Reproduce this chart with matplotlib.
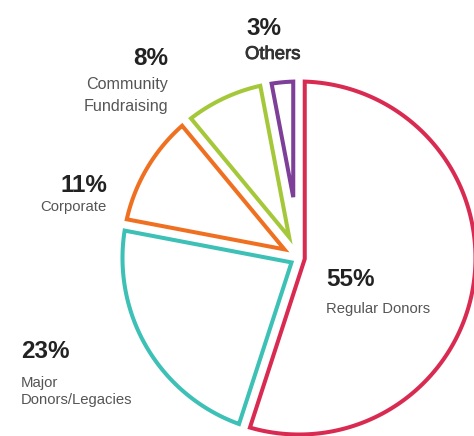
import numpy as np
import matplotlib.pyplot as plt
import matplotlib.patheffects as pe
from matplotlib.patches import Polygon

plt.rcParams['font.family'] = ['Liberation Sans', 'DejaVu Sans']

# income sources, clockwise from 12 o'clock
sources = ['Regular Donors', 'Major\nDonors/Legacies', 'Corporate',
           'Community\nFundraising', 'Others']
shares = [55, 23, 11, 8, 3]
colors = ['#d92b52', '#3dc0b5', '#f07022', '#a5c83a', '#7d3f98']

W, H = 474, 436
cx, cy, R = 299, 258, 176.5   # pie centre and radius (pixels, y down)
gap = 11.5                    # white gap between neighbouring slices
lw = 2.9

fig = plt.figure(figsize=(W / 100, H / 100), dpi=100)
ax = fig.add_axes([0, 0, 1, 1])
ax.set_xlim(0, W)
ax.set_ylim(H, 0)
ax.axis('off')


def slice_points(t1, t2):
    # slice from angle t1 clockwise to t2 (degrees), both edges pulled
    # inwards by gap/2 so every slice sits apart by the same width
    half = np.radians(t1 - t2) / 2
    mid = np.radians(t1 + t2) / 2
    d = (gap / 2) / np.sin(half)
    tip = (cx + d * np.cos(mid), cy - d * np.sin(mid))
    delta = np.arcsin((gap / 2) / R)
    th = np.linspace(np.radians(t1) - delta, np.radians(t2) + delta, 200)
    xs = np.r_[tip[0], cx + R * np.cos(th)]
    ys = np.r_[tip[1], cy - R * np.sin(th)]
    return np.column_stack([xs, ys])


bounds = 90 - 360 * np.r_[0, np.cumsum(shares)] / sum(shares)
for i, c in enumerate(colors):
    pts = slice_points(bounds[i], bounds[i + 1])
    ax.add_patch(Polygon(pts, closed=True, facecolor='white', edgecolor=c,
                         lw=lw, joinstyle='miter'))

# label layout: anchor x, baseline of the percentage, baseline of first text line
layout = [
    (326, 286, 313.3, 'left'),
    (21, 358.3, 386.7, 'left'),
    (107, 191.7, 210.7, 'right'),
    (168, 65, 89, 'right'),
    (246, 35, 59, 'left'),
]

for i, (x, yp, yl, ha) in enumerate(layout):
    ax.text(x, yp, f'{shares[i]}%', ha=ha, va='baseline', fontsize=17.5,
            fontweight='bold', color='#222222')
    if sources[i] == 'Others':
        ax.text(x - 1, yl, sources[i], ha=ha, va='baseline', fontsize=13.3,
                color='#333333',
                path_effects=[pe.withStroke(linewidth=0.6, foreground='#333333')])
        continue
    size = 11.6 if i == 3 else 10.7
    for k, line in enumerate(sources[i].split('\n')):
        ax.text(x, yl + k * 17.5 + (4 * k if i == 3 else 0), line, ha=ha,
                va='baseline', fontsize=size, color='#555555')

fig.savefig('out.png', dpi=100)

* * * *

— Problem description —
Find every line above that contains the word "matplotlib", and return each one.

— Response to this task —
Reproduce this chart with matplotlib.
import matplotlib.pyplot as plt
import matplotlib.patheffects as pe
from matplotlib.patches import Polygon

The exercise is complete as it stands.